Former Judicial Yuan president Lai In-jaw (賴英照) was proud of pushing the Speedy
Criminal Trials Act (刑事妥速審判法) through the legislature in April and said he
actively supported the judges’ act. Lai was forced to resign in the face of
widespread public displeasure over the alleged corruption case involving Taiwan
High Court judges. However, Ma remains a little too self-satisfied over his
record on judicial reform, bragging that the act was passed on his watch, and
that the Cabinet has already drafted the judges’ act, which is currently being
discussed with the Examination Yuan. Despite these achievements, we remain
extremely disappointed with Ma’s achievements in this area to date.
Although the judges’ act will not be a panacea for judicial reform, if Lai had
to step down to take responsibility, then Ma, who is ultimately in charge should
surely shoulder even more of the blame. After all, when the Judicial Yuan pushed
for the judges’ act in the past, it came under pressure from both the
prosecutorial system and the Examination Yuan, not to mention those legislators
who passively objected to the law on the basis of their own personal interests.
Although Lai should take responsibility for repeated delays in passing the
judges’ act, Ma doubles as chairman of the Chinese Nationalist Party (KMT),
which holds almost three-quarters of the seats in the legislature. It is hard to
escape the conclusion that he could have gotten such a bill passed if he really
wanted to.
Ma has done everything necessary to ensure the controversial Economic
Cooperation Framework Agreement (ECFA) with China is passed, despite strenuous
opposition. How could it be that a draft bill requiring the monitoring and
disqualification of judges, which has considerable public support, could be left
to languish in this way? If Lai resigned over the delay, then what should Ma do?

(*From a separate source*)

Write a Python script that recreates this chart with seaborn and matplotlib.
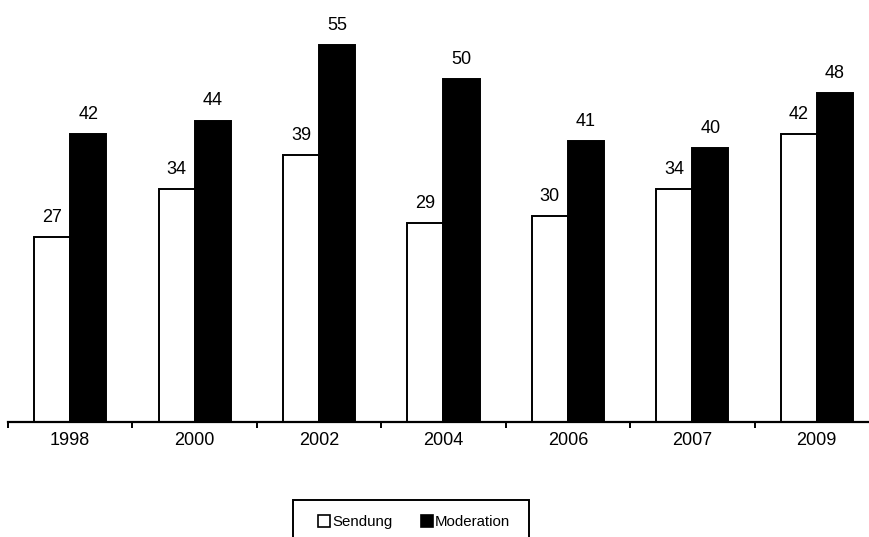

If Ma continues to display a lack of concern for judicial reform, he should
refrain from proposing any judicial reform policies when seeking re-election in
2012. Any such proposal would inevitably lead to questions about why he has
singularly failed to implement such policies so far.
Chiu Hei-yuan is a research fellow at Academia Sinica’s
Institute of Sociology. Huang Kuo-chang is chairman of the Taipei Society.